Wednesday, April 11, 2007

Local news on the Web to cover your own backyard

The Media and Marketing section of Wednesday's Wall Street Journal included an article titled, "Lagging Online, TV Stations get Moving." It seems, without argument, that all media is headed toward the Internet in one way or another.

At Medill, we are constantly bombarded with 20/20 and moving toward technology in the future, taking the form of Web casts and online interactive tools to reach our designated audiences. And now it might just be that newspapers, like the Journal, are proclaiming their faith in the future of Web for journalists.

The Journal's article suggested that today's media needs to move with quick feet to the Web in order to succeed in today's interactive world. In particular, the Journal said local stations need to realize their capabilities to extend their information online. What I noticed from the article is also its emphasis on localization in news coverage.

Additionally, I listened to a guest speaker from the Sun-Times in my Arts and Entertainment seminar Wednesday who focused on local news' necessary movement toward hyper-local news. Local news depends on covering your own backyard to gain the greatest interest. He said he grapples with the challenge to balance local news and unique news. Each locale has their unique elements, he said. Hyper local news allows the media to report on those unique elements.

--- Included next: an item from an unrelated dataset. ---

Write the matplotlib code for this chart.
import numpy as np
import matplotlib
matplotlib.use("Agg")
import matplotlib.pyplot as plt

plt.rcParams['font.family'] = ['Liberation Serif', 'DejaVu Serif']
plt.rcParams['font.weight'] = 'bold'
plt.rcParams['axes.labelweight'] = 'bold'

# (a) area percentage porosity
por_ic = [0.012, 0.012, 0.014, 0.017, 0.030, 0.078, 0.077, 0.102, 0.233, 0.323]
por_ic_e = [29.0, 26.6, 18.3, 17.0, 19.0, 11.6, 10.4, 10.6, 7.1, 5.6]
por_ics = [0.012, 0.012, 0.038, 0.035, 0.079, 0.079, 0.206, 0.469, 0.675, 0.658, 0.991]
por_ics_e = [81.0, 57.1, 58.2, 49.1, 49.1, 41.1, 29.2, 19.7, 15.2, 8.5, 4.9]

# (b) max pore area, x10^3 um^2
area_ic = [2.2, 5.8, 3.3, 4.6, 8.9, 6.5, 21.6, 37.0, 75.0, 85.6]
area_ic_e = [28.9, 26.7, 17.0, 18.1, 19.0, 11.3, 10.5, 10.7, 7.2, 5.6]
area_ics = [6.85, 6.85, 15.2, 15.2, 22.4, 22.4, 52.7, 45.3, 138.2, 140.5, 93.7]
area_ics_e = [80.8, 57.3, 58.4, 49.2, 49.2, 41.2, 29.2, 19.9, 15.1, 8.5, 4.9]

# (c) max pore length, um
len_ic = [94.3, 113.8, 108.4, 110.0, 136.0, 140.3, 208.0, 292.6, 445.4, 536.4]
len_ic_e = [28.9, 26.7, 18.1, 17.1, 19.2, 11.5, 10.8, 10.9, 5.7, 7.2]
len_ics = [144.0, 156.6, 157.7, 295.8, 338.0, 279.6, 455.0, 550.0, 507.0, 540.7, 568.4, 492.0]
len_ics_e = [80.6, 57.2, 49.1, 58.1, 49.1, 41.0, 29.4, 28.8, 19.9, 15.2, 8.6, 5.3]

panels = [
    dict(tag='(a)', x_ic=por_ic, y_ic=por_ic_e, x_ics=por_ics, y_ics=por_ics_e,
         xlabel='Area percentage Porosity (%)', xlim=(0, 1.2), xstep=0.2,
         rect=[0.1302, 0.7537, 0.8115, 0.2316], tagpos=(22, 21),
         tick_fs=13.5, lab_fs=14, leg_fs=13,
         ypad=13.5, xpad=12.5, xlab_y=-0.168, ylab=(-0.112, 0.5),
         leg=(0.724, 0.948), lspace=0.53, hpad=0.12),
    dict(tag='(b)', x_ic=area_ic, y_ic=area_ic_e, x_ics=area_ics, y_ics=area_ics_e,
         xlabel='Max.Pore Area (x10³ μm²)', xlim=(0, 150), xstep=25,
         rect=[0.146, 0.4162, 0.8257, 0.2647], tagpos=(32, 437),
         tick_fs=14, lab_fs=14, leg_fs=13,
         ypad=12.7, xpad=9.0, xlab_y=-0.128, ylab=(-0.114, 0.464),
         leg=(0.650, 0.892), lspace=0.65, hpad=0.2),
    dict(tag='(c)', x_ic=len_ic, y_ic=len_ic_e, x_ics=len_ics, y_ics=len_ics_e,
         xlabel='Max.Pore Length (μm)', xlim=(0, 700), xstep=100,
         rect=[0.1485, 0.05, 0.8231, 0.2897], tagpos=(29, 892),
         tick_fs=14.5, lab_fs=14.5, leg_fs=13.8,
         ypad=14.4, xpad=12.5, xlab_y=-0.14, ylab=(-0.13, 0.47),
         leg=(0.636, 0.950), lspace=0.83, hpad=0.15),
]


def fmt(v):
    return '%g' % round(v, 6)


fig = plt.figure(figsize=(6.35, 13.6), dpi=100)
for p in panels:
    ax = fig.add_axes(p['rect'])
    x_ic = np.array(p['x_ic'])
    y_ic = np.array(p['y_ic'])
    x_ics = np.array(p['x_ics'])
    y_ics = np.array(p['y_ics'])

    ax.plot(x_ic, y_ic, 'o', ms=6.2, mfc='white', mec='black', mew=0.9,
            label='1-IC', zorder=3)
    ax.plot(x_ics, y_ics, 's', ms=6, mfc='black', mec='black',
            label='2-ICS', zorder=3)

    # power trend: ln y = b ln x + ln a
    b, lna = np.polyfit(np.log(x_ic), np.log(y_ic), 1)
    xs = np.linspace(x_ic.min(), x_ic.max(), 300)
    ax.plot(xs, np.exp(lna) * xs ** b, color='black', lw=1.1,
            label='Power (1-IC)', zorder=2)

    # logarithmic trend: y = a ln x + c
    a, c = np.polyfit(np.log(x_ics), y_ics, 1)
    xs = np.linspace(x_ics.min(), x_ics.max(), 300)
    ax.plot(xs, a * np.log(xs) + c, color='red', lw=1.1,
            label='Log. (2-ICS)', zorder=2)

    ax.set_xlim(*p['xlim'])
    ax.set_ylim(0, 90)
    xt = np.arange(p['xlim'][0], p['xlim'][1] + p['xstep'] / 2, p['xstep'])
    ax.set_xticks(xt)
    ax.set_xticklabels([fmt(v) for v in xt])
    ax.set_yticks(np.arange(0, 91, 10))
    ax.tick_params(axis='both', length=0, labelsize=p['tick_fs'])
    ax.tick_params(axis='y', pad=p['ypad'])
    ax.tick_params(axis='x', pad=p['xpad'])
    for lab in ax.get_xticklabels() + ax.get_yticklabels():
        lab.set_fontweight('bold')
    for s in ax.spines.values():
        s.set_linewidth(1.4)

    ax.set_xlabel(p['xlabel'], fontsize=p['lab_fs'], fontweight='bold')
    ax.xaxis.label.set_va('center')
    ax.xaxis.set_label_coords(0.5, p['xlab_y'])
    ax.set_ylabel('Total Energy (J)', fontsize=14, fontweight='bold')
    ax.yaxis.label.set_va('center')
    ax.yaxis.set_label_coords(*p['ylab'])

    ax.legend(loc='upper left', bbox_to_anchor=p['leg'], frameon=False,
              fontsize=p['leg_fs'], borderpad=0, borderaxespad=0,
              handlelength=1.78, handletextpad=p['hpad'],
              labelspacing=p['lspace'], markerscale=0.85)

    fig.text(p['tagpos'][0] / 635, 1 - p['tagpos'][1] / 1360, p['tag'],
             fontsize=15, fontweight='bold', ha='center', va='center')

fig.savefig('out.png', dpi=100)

In this sense, local TV is headed to a more wide-spread medium, the Web, but is focusing in on subjects specific to a particular area. On a side note, this concept of gaining a broader venue to find a focus reminds me of an outlook on life that I was taught growing up: The importance of traveling throughout the world in order to focus on finding yourself and developing a sense of self.

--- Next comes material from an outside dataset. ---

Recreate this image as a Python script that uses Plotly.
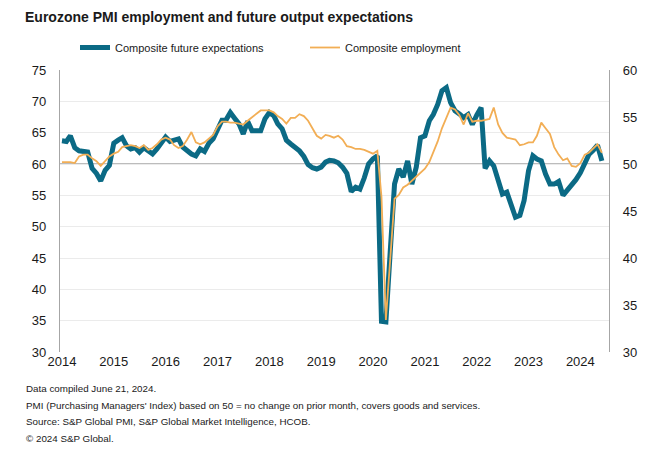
import pandas as pd
import plotly.graph_objects as go

# ---- data (monthly, Jan 2014 - Jun 2024) ----
start_month = "2014-01-01"

future_expectations = [
    63.7, 63.6, 64.5, 62.6, 62.1, 61.9, 61.9, 59.3, 58.5, 57.3, 59.0, 59.8,   # 2014
    63.3, 63.8, 64.2, 62.9, 62.4, 62.6, 61.9, 62.6, 62.1, 61.6, 62.4, 63.4,   # 2015
    64.3, 63.6, 63.8, 64.0, 62.7, 62.1, 61.6, 61.3, 62.4, 62.0, 63.3, 64.0,   # 2016
    65.6, 67.0, 67.0, 68.2, 67.3, 66.4, 64.8, 66.8, 65.3, 65.2, 65.3, 67.2,   # 2017
    68.2, 67.7, 66.4, 65.6, 63.8, 63.2, 62.7, 62.1, 61.2, 59.9, 59.4, 59.2,   # 2018
    59.5, 60.3, 60.6, 60.5, 60.2, 59.5, 58.5, 55.6, 56.3, 56.0, 57.8, 60.0,   # 2019
    60.8, 61.3, 34.9, 34.8, 45.8, 56.8, 59.2, 57.9, 60.5, 56.8, 59.5, 64.2,   # 2020
    64.5, 66.9, 67.9, 69.5, 71.7, 72.2, 69.8, 68.5, 68.0, 67.4, 67.9, 66.3,   # 2021
    67.8, 69.0, 59.3, 60.5, 59.7, 57.6, 55.2, 55.5, 53.5, 51.5, 51.8, 54.2,   # 2022
    58.9, 61.3, 60.8, 60.5, 58.4, 56.8, 56.8, 57.2, 55.0, 55.8, 56.6, 57.5,   # 2023
    58.6, 60.0, 61.5, 62.2, 63.0, 60.5,                                       # 2024
]

employment = [
    50.2, 50.2, 50.2, 50.1, 50.8, 51.0, 51.0, 50.6, 50.3, 49.8, 50.3, 50.8,   # 2014
    51.1, 51.3, 51.8, 51.9, 52.0, 51.9, 51.7, 52.0, 51.5, 51.7, 52.1, 52.6,   # 2015
    52.8, 52.6, 52.0, 51.7, 51.9, 52.6, 53.4, 52.3, 52.1, 52.3, 52.7, 53.1,   # 2016
    54.0, 54.5, 54.5, 54.4, 54.4, 54.3, 54.2, 54.6, 55.0, 55.4, 55.7, 55.7,   # 2017
    55.7, 55.5, 55.1, 54.8, 54.3, 54.9, 54.9, 55.3, 55.1, 54.6, 53.8, 53.0,   # 2018
    52.7, 53.1, 53.0, 52.8, 53.0, 52.6, 51.9, 51.8, 51.6, 51.6, 51.5, 51.3,   # 2019
    51.1, 51.4, 46.5, 33.4, 39.9, 46.3, 46.7, 47.5, 47.8, 48.2, 48.6, 49.0,   # 2020
    49.5, 50.2, 51.3, 52.4, 53.8, 55.0, 56.0, 55.8, 55.2, 54.2, 55.4, 54.5,   # 2021
    54.6, 54.6, 54.7, 54.8, 56.0, 54.2, 53.3, 52.8, 52.7, 52.6, 52.0, 52.1,   # 2022
    52.3, 52.3, 53.0, 54.4, 53.8, 53.2, 51.8, 51.0, 50.4, 50.6, 49.8, 49.7,   # 2023
    50.1, 51.0, 51.2, 51.7, 52.1, 51.2,                                       # 2024
]

year_ticks = ["2014", "2015", "2016", "2017", "2018", "2019",
              "2020", "2021", "2022", "2023", "2024"]
left_ticks = [30, 35, 40, 45, 50, 55, 60, 65, 70, 75]
right_ticks = [30, 35, 40, 45, 50, 55, 60]

series_names = ["Composite future expectations", "Composite employment"]
title_text = "Eurozone PMI employment and future output expectations"
footnotes = [
    "Data compiled June 21, 2024.",
    "PMI (Purchasing Managers' Index) based on 50 = no change on prior month, covers goods and services.",
    "Source: S&P Global PMI, S&P Global Market Intelligence, HCOB.",
    "\u00a9 2024 S&P Global.",
]

dates = pd.date_range(start_month, periods=len(future_expectations), freq="MS")

FONT = "Liberation Sans, Arial, sans-serif"
BLUE = "#0b6a85"
ORANGE = "#f2ae55"
TXT = "#1a1a1a"

fig = go.Figure()
fig.add_trace(go.Scatter(
    x=dates, y=future_expectations, name=series_names[0], mode="lines",
    line=dict(color=BLUE, width=5), yaxis="y",
))
fig.add_trace(go.Scatter(
    x=dates, y=employment, name=series_names[1], mode="lines",
    line=dict(color=ORANGE, width=1.8), yaxis="y2",
))

# the browser's default 8px body margin shifts the figure; size it to fit the window
OFF = 8
W, H = 654 - OFF, 459 - OFF
L, T = 60 - OFF, 70 - OFF
R = W - (609 - OFF)
B = H - (352 - OFF)
pw, ph = W - L - R, H - T - B

def px_x(px):
    return (px - OFF - L) / pw

def px_y(py):
    return 1 - (py - OFF - T) / ph

annotations = []
for i, line in enumerate(footnotes):
    annotations.append(dict(
        text=line, xref="paper", yref="paper", x=px_x(24), y=px_y(388.5 + i * 16.7),
        xanchor="left", yanchor="middle", showarrow=False,
        font=dict(family=FONT, size=9.8, color=TXT),
    ))

fig.update_layout(
    width=W, height=H,
    margin=dict(l=L, r=R, t=T, b=B),
    paper_bgcolor="white", plot_bgcolor="white",
    title=dict(
        text="<b>" + title_text + "</b>", xref="container", yref="container",
        x=(25 - OFF) / W, y=1 - (17.5 - OFF) / H, xanchor="left", yanchor="middle",
        font=dict(family=FONT, size=14, color=TXT),
    ),
    showlegend=True,
    legend=dict(
        orientation="h", x=px_x(75), y=px_y(47.5), xanchor="left", yanchor="middle",
        font=dict(family=FONT, size=11, color=TXT),
        entrywidth=185, entrywidthmode="pixels",
        bgcolor="rgba(0,0,0,0)", itemclick=False,
    ),
    xaxis=dict(
        type="date", range=["2013-12-18", "2024-07-21"],
        tickvals=[f"{y}-01-01" for y in year_ticks], ticktext=year_ticks,
        showgrid=False, showline=False, zeroline=False, ticks="",
        tickfont=dict(family=FONT, size=13, color=TXT),
    ),
    yaxis=dict(
        range=[30, 75], tickvals=left_ticks, showgrid=True, gridcolor="#ebebeb",
        gridwidth=1, showline=True, linecolor="#a6a6a6", linewidth=1.3,
        zeroline=False, ticks="", ticklabelstandoff=10,
        tickfont=dict(family=FONT, size=13, color=TXT),
    ),
    yaxis2=dict(
        range=[30, 60], tickvals=right_ticks, overlaying="y", side="right",
        showgrid=False, showline=True, linecolor="#a6a6a6", linewidth=1.3,
        zeroline=False, ticks="", ticklabelstandoff=10,
        tickfont=dict(family=FONT, size=13, color=TXT),
    ),
    shapes=[dict(
        type="line", xref="paper", yref="y", x0=0, x1=1, y0=60, y1=60,
        line=dict(color="#a6a6a6", width=1.3), layer="below",
    )],
    annotations=annotations,
)

fig.write_html("out.html")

Perhaps in an abstract way, journalists, encompassing local TV and broadcast and radio and print, need to experiment on venues that reach wider audiences in order to focus on the real meaning, or unique meaning, of their stories.


At Sunday, April 15, 2007, Blogger MK said...

Moving to the Web and doing it quickly seems imperative for traditional media outlets. While most are out there in cyberspace, they are not all equal. Consumers want great Web content and there needs to some differences between what you could read in the Journal and what you can read on their website.

Traditional media outlets need to realize their sites should not merely be supplements to the rest of their content, they should be partners. If not, we'll be left with guys like and his sponsorships as our online "journalism" leaders.